CHALLENGE: Reproduce the listing below exactly, beginning with its first line and ending with the line that holds "(p3) at (900,524)"; pictures are not part of the copy.

SUPPLIED MATERIAL:
###

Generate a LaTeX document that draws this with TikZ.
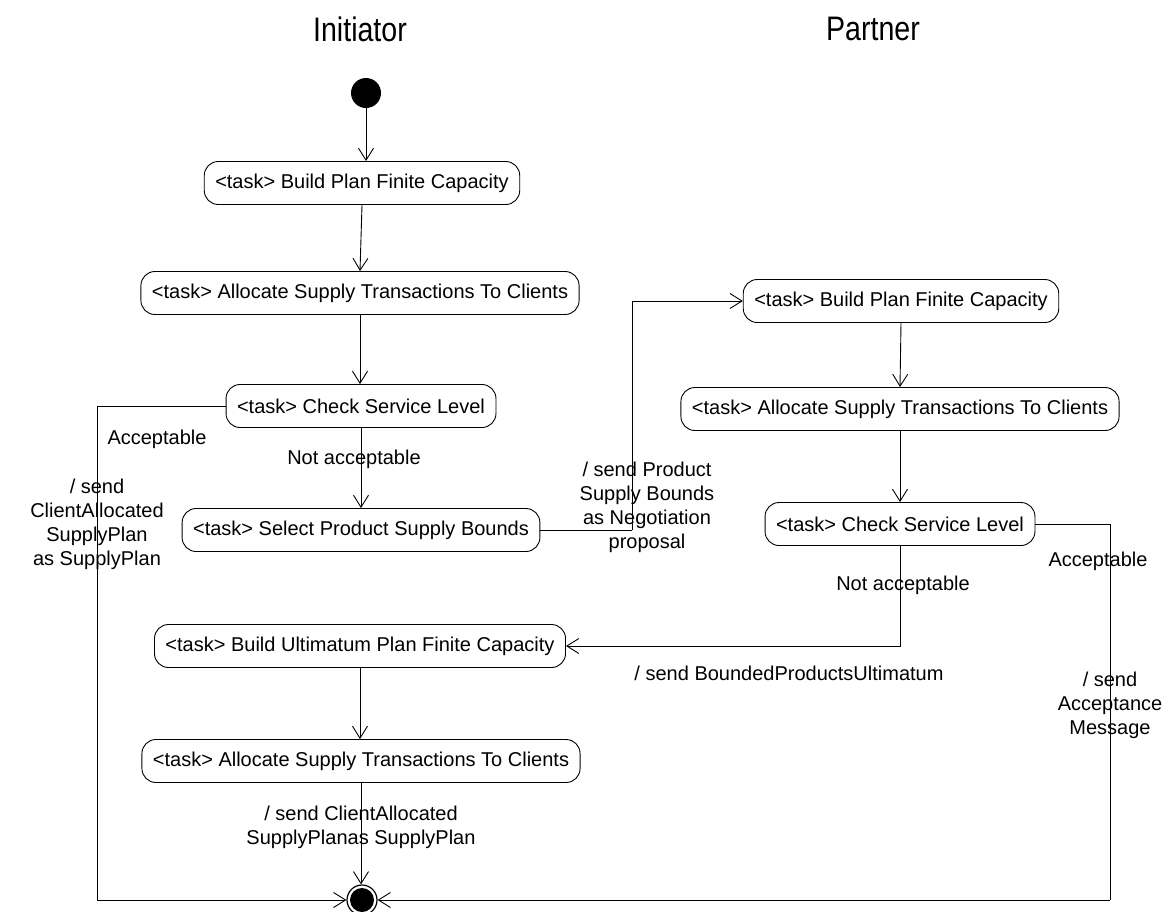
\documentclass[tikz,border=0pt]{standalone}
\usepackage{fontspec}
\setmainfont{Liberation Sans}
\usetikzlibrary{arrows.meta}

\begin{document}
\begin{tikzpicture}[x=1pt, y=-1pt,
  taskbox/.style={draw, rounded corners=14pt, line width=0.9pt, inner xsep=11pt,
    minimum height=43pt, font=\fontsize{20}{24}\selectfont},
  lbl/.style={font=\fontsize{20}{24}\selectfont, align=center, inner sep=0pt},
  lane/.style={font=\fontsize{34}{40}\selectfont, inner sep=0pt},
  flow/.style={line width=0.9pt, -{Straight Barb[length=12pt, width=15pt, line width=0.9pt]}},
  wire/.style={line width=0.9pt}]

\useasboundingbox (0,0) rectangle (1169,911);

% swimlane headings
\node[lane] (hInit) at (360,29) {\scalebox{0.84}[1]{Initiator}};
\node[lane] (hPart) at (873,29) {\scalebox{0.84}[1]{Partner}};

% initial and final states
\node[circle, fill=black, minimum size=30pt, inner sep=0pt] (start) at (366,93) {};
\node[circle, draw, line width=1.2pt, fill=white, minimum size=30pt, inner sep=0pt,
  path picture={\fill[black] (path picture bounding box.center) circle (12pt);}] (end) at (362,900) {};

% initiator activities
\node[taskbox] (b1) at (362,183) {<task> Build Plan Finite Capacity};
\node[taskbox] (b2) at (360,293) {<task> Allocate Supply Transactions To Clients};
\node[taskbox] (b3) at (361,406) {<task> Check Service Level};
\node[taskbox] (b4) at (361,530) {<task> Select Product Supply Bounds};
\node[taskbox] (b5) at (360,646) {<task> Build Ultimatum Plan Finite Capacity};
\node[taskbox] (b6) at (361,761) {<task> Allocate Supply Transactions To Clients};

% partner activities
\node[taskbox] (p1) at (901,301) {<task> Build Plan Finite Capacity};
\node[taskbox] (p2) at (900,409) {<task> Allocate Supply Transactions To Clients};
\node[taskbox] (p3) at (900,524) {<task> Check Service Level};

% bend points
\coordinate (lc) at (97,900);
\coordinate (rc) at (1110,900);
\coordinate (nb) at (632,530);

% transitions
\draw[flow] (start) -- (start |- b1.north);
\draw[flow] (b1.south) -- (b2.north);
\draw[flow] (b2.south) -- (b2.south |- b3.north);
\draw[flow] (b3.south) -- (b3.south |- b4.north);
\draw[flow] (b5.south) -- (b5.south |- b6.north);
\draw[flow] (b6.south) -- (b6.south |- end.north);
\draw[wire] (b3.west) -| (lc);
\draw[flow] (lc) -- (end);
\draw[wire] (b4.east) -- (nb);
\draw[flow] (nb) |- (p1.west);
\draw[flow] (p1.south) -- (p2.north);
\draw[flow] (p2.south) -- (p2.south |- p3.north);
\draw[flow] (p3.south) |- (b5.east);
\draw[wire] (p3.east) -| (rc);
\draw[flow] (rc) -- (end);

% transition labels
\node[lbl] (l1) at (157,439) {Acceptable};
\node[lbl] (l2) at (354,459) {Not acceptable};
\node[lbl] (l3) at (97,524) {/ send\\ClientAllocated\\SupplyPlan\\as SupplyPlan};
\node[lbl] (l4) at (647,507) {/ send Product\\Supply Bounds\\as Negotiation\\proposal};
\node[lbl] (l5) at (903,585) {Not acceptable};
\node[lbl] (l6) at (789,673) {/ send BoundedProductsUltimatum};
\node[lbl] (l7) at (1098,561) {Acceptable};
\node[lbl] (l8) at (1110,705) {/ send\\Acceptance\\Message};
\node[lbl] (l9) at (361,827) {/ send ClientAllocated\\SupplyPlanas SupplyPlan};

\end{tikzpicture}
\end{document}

###

FINAL RESULT:
Generate a LaTeX document that draws this with TikZ.
\documentclass[tikz,border=0pt]{standalone}
\usepackage{fontspec}
\setmainfont{Liberation Sans}
\usetikzlibrary{arrows.meta}

\begin{document}
\begin{tikzpicture}[x=1pt, y=-1pt,
  taskbox/.style={draw, rounded corners=14pt, line width=0.9pt, inner xsep=11pt,
    minimum height=43pt, font=\fontsize{20}{24}\selectfont},
  lbl/.style={font=\fontsize{20}{24}\selectfont, align=center, inner sep=0pt},
  lane/.style={font=\fontsize{34}{40}\selectfont, inner sep=0pt},
  flow/.style={line width=0.9pt, -{Straight Barb[length=12pt, width=15pt, line width=0.9pt]}},
  wire/.style={line width=0.9pt}]

\useasboundingbox (0,0) rectangle (1169,911);

% swimlane headings
\node[lane] (hInit) at (360,29) {\scalebox{0.84}[1]{Initiator}};
\node[lane] (hPart) at (873,29) {\scalebox{0.84}[1]{Partner}};

% initial and final states
\node[circle, fill=black, minimum size=30pt, inner sep=0pt] (start) at (366,93) {};
\node[circle, draw, line width=1.2pt, fill=white, minimum size=30pt, inner sep=0pt,
  path picture={\fill[black] (path picture bounding box.center) circle (12pt);}] (end) at (362,900) {};

% initiator activities
\node[taskbox] (b1) at (362,183) {<task> Build Plan Finite Capacity};
\node[taskbox] (b2) at (360,293) {<task> Allocate Supply Transactions To Clients};
\node[taskbox] (b3) at (361,406) {<task> Check Service Level};
\node[taskbox] (b4) at (361,530) {<task> Select Product Supply Bounds};
\node[taskbox] (b5) at (360,646) {<task> Build Ultimatum Plan Finite Capacity};
\node[taskbox] (b6) at (361,761) {<task> Allocate Supply Transactions To Clients};

% partner activities
\node[taskbox] (p1) at (901,301) {<task> Build Plan Finite Capacity};
\node[taskbox] (p2) at (900,409) {<task> Allocate Supply Transactions To Clients};
\node[taskbox] (p3) at (900,524) {<task> Check Service Level};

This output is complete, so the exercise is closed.